The film does a marvelous job of peeling this apple, frequently borrowing from proper cinematic films like The Usual Suspects in the way that it unveils mystery-after-mystery, replaying seemingly innocuous news clips that are now clues that the audience overlooked previously.  When it becomes clear that the parents had been picked years before for the adoption agency (all three brothers had three older adopted sisters so they already knew something about the parenting styles of these three families, including that one of the fathers was a "strict disciplinarian" that might not be well-suited for parenting, though Wardle seems to straddle the line a bit on having an opinion on that one), I gasped.  The coordination involved could make literally anyone paranoid after viewing this picture.  Neubauer died in 2008, so he doesn't have any interviews, but two people who worked with him on the study are interviewed, and it's quite shocking to see how cavalier they are about a study that appears to have devastated so many.

Arguably the most telling interview in the film comes in its center with a woman who served with Neubauer during part of the study as an assistant.  We open on the woman looking through photos she has taken with people like the Obamas, Al Gore, and Hillary Clinton.  We're expecting that she's about to be a kind, sympathetic-minded person who will understand in hindsight how heinous this appears, how cruel it was and deeply unethical, but that is not the way that this goes.  One of the more shocking things about Wardle's film is how he never assumes bad intentions on anyone, instead letting them frame themselves against the narrative.  We see her quickly excise herself from the responsibilities of Neubauer's vision (both she and the other assistant were just "a small part of the study"), but celebrate it as well.  She's right in a way-because of the ethical standards of this study, it could (and should) never be replicated, but there is an intense amount of pride in her voice in her work, as she knows the scientific findings of such a study, even one that borders on the criminal, are strong.  It's the closest anyone will ever get to the "nature vs. nurture" question, but much like the Nazi hypothermia experiment debate, it opens up a host of ethical questions as to whether it is appropriate to use such research considering where it came from.

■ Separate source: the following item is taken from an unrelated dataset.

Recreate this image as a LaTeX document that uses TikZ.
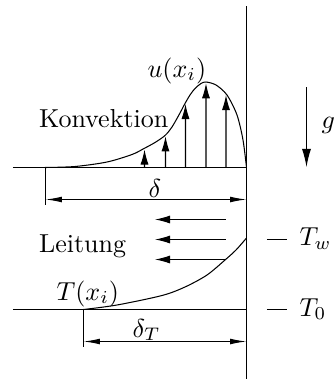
\documentclass[tikz,border=0pt]{standalone}
\usetikzlibrary{arrows.meta,intersections}
\begin{document}
\begin{tikzpicture}[x=0.3846pt,y=-0.3846pt,line width=0.4pt,
  vel/.style={-{Latex[length=5.8pt,width=3.1pt]}},
  grav/.style={-{Latex[length=7pt,width=3.5pt]}},
  dimline/.style={{Latex[length=6.3pt,width=2.2pt]}-{Latex[length=6.3pt,width=2.2pt]}},
  lbl/.style={inner sep=0pt,anchor=base west}]
\useasboundingbox (0,0) rectangle (334,379);
% wall
\coordinate (wallT) at (246.5,6);
\coordinate (wallB) at (246.5,379);
\draw (wallT) -- (wallB);
% base lines
\coordinate (b1L) at (13,167.5);
\coordinate (b1R) at (246.5,167.5);
\draw (b1L) -- (b1R);
\coordinate (b2L) at (13,309.5);
\coordinate (b2R) at (246.5,309.5);
\draw (b2L) -- (b2R);
% velocity profile
\draw[name path=uprof] plot[smooth] coordinates {(45,167.5) (75,166.5) (107,162) (132,154.5) (144,148.5) (155,142.5) (165,135.5) (172,127) (180,113) (185,103.5) (190,95) (195,88.5) (201,83.5) (206,82) (216,85) (227,95) (237,115) (243,140) (246.5,167.5)};
% velocity arrows
\foreach \xx [count=\k] in {144.5,165.5,185.5,206,226} {
  \coordinate (vb\k) at (\xx,167.5);
  \path[name path=vl\k] (\xx,167.5) -- (\xx,40);
  \path[name intersections={of=uprof and vl\k, by={vt\k}}];
  \draw[vel,shorten >=0.5pt] (vb\k) -- (vt\k);
}
% delta dimension
\coordinate (d1a) at (45.5,167.5);
\coordinate (d1b) at (45.5,205);
\draw (d1a) -- (d1b);
\coordinate (d1L) at (45.5,199.5);
\coordinate (d1R) at (246.5,199.5);
\draw[dimline] (d1L) -- (d1R);
\node[inner sep=0pt,anchor=base] (delta) at (155,197) {$\delta$};
% labels
\node[lbl] (uxi) at (147,77) {$u(x_i)$};
\node[lbl] (konv) at (38.5,127) {Konvektion};
\node[lbl] (leit) at (38.5,252.5) {Leitung};
% gravity
\coordinate (gT) at (306.5,87);
\coordinate (gB) at (306.5,167);
\draw[grav] (gT) -- (gB);
\node[lbl] (g) at (321,128) {$g$};
% conduction arrows
\foreach \yy [count=\k] in {219.5,239.5,259.5} {
  \coordinate (ca\k) at (226,\yy);
  \coordinate (cb\k) at (155,\yy);
  \draw[vel] (ca\k) -- (cb\k);
}
% temperature profile
\draw plot[smooth] coordinates {(246.5,238) (236,250) (225,260) (207,275) (185,287) (162,295.5) (117,305) (83.5,309.5)};
\node[lbl] (Txi) at (56,300) {$T(x_i)$};
% delta_T dimension
\coordinate (d2a) at (83.5,309.5);
\coordinate (d2b) at (83.5,347);
\draw (d2a) -- (d2b);
\coordinate (d2L) at (83.5,341.5);
\coordinate (d2R) at (246.5,341.5);
\draw[dimline] (d2L) -- (d2R);
\node[lbl] (deltaT) at (132,337) {$\delta_T$};
% T_w, T_0 marks
\coordinate (tw1) at (267,239.5);
\coordinate (tw2) at (287,239.5);
\draw (tw1) -- (tw2);
\node[lbl] (Tw) at (299,245.5) {$T_w$};
\coordinate (t01) at (267,309.5);
\coordinate (t02) at (287,309.5);
\draw (t01) -- (t02);
\node[lbl] (T0) at (299,316) {$T_0$};
\end{tikzpicture}
\end{document}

If there's a flaw here, it's perhaps that Wardle, overwhelmed by the twists-and-turns of these three brothers' lives, doesn't always have an opinion on where his film is going and as a result forgets to keep all of the storylines in order.  Wardle, for example, doesn't seem to have an opinion on whether or not this could be a study of import, and seems to lean toward nurture regardless of the answers of the study, influenced by Eddy's suicide considering his father was the least "loving" of the three male parents of the triplets.  He weirdly doesn't examine Bobby & David's relationship post their brother's death, as it seems like it became estranged but there's no confirmation of that other than David stating to Bobby in the only joint interview in the film "good to see you."  If the ending is meant to be about human connection, forgetting to update us on the frayed relationship of these two brother's lives feels like an enormous miss on the part of the filmmaker.  Still, though, the storytelling up until that point is riveting and edge-of-your-seat, and sharp.  I can't wait to see where Wardle goes next, as he clearly has a knack for plot, even when anchored by real life.